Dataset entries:
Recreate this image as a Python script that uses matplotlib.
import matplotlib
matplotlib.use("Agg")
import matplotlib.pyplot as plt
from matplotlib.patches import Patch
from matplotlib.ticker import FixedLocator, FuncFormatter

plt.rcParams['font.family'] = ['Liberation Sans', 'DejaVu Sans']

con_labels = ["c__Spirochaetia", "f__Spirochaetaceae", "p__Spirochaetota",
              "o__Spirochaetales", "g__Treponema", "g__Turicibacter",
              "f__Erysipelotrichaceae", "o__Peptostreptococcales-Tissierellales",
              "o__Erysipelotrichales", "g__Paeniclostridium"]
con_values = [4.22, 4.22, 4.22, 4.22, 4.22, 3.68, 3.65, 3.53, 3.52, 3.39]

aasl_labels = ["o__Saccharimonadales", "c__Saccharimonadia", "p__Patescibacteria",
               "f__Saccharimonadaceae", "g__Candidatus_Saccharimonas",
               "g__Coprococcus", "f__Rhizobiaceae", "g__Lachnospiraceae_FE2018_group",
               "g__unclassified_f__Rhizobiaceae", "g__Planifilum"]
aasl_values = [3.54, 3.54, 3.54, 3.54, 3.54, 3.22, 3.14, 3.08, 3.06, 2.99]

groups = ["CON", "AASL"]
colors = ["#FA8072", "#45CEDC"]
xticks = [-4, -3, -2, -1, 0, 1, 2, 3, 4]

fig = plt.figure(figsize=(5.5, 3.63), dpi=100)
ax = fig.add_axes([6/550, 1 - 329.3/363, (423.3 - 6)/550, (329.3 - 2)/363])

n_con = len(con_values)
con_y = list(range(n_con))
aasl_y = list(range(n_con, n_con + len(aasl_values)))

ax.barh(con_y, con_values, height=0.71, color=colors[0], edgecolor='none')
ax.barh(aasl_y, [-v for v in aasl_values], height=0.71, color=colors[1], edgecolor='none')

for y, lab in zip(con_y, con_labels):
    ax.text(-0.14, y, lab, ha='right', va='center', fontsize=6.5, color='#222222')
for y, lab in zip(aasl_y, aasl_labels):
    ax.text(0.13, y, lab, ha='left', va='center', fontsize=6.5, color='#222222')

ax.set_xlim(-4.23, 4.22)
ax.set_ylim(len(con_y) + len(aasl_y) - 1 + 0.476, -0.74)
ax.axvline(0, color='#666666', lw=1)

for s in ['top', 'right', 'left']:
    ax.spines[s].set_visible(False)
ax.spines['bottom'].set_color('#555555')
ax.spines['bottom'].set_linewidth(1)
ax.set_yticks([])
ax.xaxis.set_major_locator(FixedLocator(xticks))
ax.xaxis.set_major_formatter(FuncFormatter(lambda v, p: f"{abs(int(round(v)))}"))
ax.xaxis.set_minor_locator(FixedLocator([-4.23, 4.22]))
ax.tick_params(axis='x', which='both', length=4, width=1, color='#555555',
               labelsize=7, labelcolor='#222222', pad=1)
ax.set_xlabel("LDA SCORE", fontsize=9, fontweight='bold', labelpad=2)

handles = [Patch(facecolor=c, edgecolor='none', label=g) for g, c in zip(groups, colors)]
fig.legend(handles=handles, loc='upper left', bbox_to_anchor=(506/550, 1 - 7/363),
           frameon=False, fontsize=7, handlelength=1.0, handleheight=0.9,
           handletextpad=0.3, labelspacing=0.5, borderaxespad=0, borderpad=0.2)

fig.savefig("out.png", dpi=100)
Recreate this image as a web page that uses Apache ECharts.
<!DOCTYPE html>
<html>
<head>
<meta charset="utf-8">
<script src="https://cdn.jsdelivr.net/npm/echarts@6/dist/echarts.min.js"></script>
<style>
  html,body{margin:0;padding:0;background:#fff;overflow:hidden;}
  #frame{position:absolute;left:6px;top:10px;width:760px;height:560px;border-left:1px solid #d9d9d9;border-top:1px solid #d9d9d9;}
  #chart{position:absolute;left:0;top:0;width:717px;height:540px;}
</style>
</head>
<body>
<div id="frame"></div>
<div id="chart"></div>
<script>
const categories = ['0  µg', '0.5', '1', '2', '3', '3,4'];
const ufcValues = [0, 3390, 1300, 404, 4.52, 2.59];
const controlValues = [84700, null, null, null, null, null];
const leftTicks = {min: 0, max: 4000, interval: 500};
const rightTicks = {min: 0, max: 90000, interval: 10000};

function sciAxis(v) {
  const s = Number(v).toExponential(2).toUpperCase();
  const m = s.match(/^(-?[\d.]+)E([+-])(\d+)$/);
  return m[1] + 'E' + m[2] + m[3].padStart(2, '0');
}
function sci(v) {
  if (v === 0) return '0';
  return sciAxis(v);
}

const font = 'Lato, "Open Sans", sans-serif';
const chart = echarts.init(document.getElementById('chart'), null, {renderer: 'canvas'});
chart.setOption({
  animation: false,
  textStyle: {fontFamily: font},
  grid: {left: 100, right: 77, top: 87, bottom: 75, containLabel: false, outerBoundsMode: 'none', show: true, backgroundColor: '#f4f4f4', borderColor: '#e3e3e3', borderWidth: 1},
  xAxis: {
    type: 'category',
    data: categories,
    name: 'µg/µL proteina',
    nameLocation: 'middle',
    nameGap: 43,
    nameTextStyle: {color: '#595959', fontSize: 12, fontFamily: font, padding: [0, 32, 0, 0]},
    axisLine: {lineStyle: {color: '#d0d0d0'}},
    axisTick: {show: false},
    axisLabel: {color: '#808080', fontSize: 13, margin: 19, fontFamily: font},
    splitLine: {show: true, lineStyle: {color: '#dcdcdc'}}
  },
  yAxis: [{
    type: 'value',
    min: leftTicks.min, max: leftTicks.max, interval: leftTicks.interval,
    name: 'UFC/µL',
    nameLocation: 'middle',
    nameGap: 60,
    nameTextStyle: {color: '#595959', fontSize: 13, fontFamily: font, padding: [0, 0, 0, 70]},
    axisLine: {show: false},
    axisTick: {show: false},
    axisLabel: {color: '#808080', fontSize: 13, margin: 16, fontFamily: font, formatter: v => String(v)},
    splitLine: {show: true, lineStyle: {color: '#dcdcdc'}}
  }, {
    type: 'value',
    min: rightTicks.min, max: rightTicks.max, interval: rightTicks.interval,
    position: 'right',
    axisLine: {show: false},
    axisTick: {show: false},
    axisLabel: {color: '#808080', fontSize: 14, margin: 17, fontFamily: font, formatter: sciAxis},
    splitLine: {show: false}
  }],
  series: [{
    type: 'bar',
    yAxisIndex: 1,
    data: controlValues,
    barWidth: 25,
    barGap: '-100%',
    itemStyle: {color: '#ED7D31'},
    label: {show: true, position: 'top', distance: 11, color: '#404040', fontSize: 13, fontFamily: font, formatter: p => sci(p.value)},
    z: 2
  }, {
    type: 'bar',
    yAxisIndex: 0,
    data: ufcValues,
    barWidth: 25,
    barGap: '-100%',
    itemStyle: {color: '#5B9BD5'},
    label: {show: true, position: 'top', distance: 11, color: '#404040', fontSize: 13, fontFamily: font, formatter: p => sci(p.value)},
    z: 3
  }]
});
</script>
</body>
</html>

▶ **PROBLEM REQUIREMENTS**
Copy out each record exactly as given, omitting none.

▶ **WRITTEN RESPONSE**
Recreate this image as a Python script that uses matplotlib.
import matplotlib
matplotlib.use("Agg")
import matplotlib.pyplot as plt
from matplotlib.patches import Patch
from matplotlib.ticker import FixedLocator, FuncFormatter

plt.rcParams['font.family'] = ['Liberation Sans', 'DejaVu Sans']

con_labels = ["c__Spirochaetia", "f__Spirochaetaceae", "p__Spirochaetota",
              "o__Spirochaetales", "g__Treponema", "g__Turicibacter",
              "f__Erysipelotrichaceae", "o__Peptostreptococcales-Tissierellales",
              "o__Erysipelotrichales", "g__Paeniclostridium"]
con_values = [4.22, 4.22, 4.22, 4.22, 4.22, 3.68, 3.65, 3.53, 3.52, 3.39]

aasl_labels = ["o__Saccharimonadales", "c__Saccharimonadia", "p__Patescibacteria",
               "f__Saccharimonadaceae", "g__Candidatus_Saccharimonas",
               "g__Coprococcus", "f__Rhizobiaceae", "g__Lachnospiraceae_FE2018_group",
               "g__unclassified_f__Rhizobiaceae", "g__Planifilum"]
aasl_values = [3.54, 3.54, 3.54, 3.54, 3.54, 3.22, 3.14, 3.08, 3.06, 2.99]

groups = ["CON", "AASL"]
colors = ["#FA8072", "#45CEDC"]
xticks = [-4, -3, -2, -1, 0, 1, 2, 3, 4]

fig = plt.figure(figsize=(5.5, 3.63), dpi=100)
ax = fig.add_axes([6/550, 1 - 329.3/363, (423.3 - 6)/550, (329.3 - 2)/363])

n_con = len(con_values)
con_y = list(range(n_con))
aasl_y = list(range(n_con, n_con + len(aasl_values)))

ax.barh(con_y, con_values, height=0.71, color=colors[0], edgecolor='none')
ax.barh(aasl_y, [-v for v in aasl_values], height=0.71, color=colors[1], edgecolor='none')

for y, lab in zip(con_y, con_labels):
    ax.text(-0.14, y, lab, ha='right', va='center', fontsize=6.5, color='#222222')
for y, lab in zip(aasl_y, aasl_labels):
    ax.text(0.13, y, lab, ha='left', va='center', fontsize=6.5, color='#222222')

ax.set_xlim(-4.23, 4.22)
ax.set_ylim(len(con_y) + len(aasl_y) - 1 + 0.476, -0.74)
ax.axvline(0, color='#666666', lw=1)

for s in ['top', 'right', 'left']:
    ax.spines[s].set_visible(False)
ax.spines['bottom'].set_color('#555555')
ax.spines['bottom'].set_linewidth(1)
ax.set_yticks([])
ax.xaxis.set_major_locator(FixedLocator(xticks))
ax.xaxis.set_major_formatter(FuncFormatter(lambda v, p: f"{abs(int(round(v)))}"))
ax.xaxis.set_minor_locator(FixedLocator([-4.23, 4.22]))
ax.tick_params(axis='x', which='both', length=4, width=1, color='#555555',
               labelsize=7, labelcolor='#222222', pad=1)
ax.set_xlabel("LDA SCORE", fontsize=9, fontweight='bold', labelpad=2)

handles = [Patch(facecolor=c, edgecolor='none', label=g) for g, c in zip(groups, colors)]
fig.legend(handles=handles, loc='upper left', bbox_to_anchor=(506/550, 1 - 7/363),
           frameon=False, fontsize=7, handlelength=1.0, handleheight=0.9,
           handletextpad=0.3, labelspacing=0.5, borderaxespad=0, borderpad=0.2)

fig.savefig("out.png", dpi=100)
Recreate this image as a web page that uses Apache ECharts.
<!DOCTYPE html>
<html>
<head>
<meta charset="utf-8">
<script src="https://cdn.jsdelivr.net/npm/echarts@6/dist/echarts.min.js"></script>
<style>
  html,body{margin:0;padding:0;background:#fff;overflow:hidden;}
  #frame{position:absolute;left:6px;top:10px;width:760px;height:560px;border-left:1px solid #d9d9d9;border-top:1px solid #d9d9d9;}
  #chart{position:absolute;left:0;top:0;width:717px;height:540px;}
</style>
</head>
<body>
<div id="frame"></div>
<div id="chart"></div>
<script>
const categories = ['0  µg', '0.5', '1', '2', '3', '3,4'];
const ufcValues = [0, 3390, 1300, 404, 4.52, 2.59];
const controlValues = [84700, null, null, null, null, null];
const leftTicks = {min: 0, max: 4000, interval: 500};
const rightTicks = {min: 0, max: 90000, interval: 10000};

function sciAxis(v) {
  const s = Number(v).toExponential(2).toUpperCase();
  const m = s.match(/^(-?[\d.]+)E([+-])(\d+)$/);
  return m[1] + 'E' + m[2] + m[3].padStart(2, '0');
}
function sci(v) {
  if (v === 0) return '0';
  return sciAxis(v);
}

const font = 'Lato, "Open Sans", sans-serif';
const chart = echarts.init(document.getElementById('chart'), null, {renderer: 'canvas'});
chart.setOption({
  animation: false,
  textStyle: {fontFamily: font},
  grid: {left: 100, right: 77, top: 87, bottom: 75, containLabel: false, outerBoundsMode: 'none', show: true, backgroundColor: '#f4f4f4', borderColor: '#e3e3e3', borderWidth: 1},
  xAxis: {
    type: 'category',
    data: categories,
    name: 'µg/µL proteina',
    nameLocation: 'middle',
    nameGap: 43,
    nameTextStyle: {color: '#595959', fontSize: 12, fontFamily: font, padding: [0, 32, 0, 0]},
    axisLine: {lineStyle: {color: '#d0d0d0'}},
    axisTick: {show: false},
    axisLabel: {color: '#808080', fontSize: 13, margin: 19, fontFamily: font},
    splitLine: {show: true, lineStyle: {color: '#dcdcdc'}}
  },
  yAxis: [{
    type: 'value',
    min: leftTicks.min, max: leftTicks.max, interval: leftTicks.interval,
    name: 'UFC/µL',
    nameLocation: 'middle',
    nameGap: 60,
    nameTextStyle: {color: '#595959', fontSize: 13, fontFamily: font, padding: [0, 0, 0, 70]},
    axisLine: {show: false},
    axisTick: {show: false},
    axisLabel: {color: '#808080', fontSize: 13, margin: 16, fontFamily: font, formatter: v => String(v)},
    splitLine: {show: true, lineStyle: {color: '#dcdcdc'}}
  }, {
    type: 'value',
    min: rightTicks.min, max: rightTicks.max, interval: rightTicks.interval,
    position: 'right',
    axisLine: {show: false},
    axisTick: {show: false},
    axisLabel: {color: '#808080', fontSize: 14, margin: 17, fontFamily: font, formatter: sciAxis},
    splitLine: {show: false}
  }],
  series: [{
    type: 'bar',
    yAxisIndex: 1,
    data: controlValues,
    barWidth: 25,
    barGap: '-100%',
    itemStyle: {color: '#ED7D31'},
    label: {show: true, position: 'top', distance: 11, color: '#404040', fontSize: 13, fontFamily: font, formatter: p => sci(p.value)},
    z: 2
  }, {
    type: 'bar',
    yAxisIndex: 0,
    data: ufcValues,
    barWidth: 25,
    barGap: '-100%',
    itemStyle: {color: '#5B9BD5'},
    label: {show: true, position: 'top', distance: 11, color: '#404040', fontSize: 13, fontFamily: font, formatter: p => sci(p.value)},
    z: 3
  }]
});
</script>
</body>
</html>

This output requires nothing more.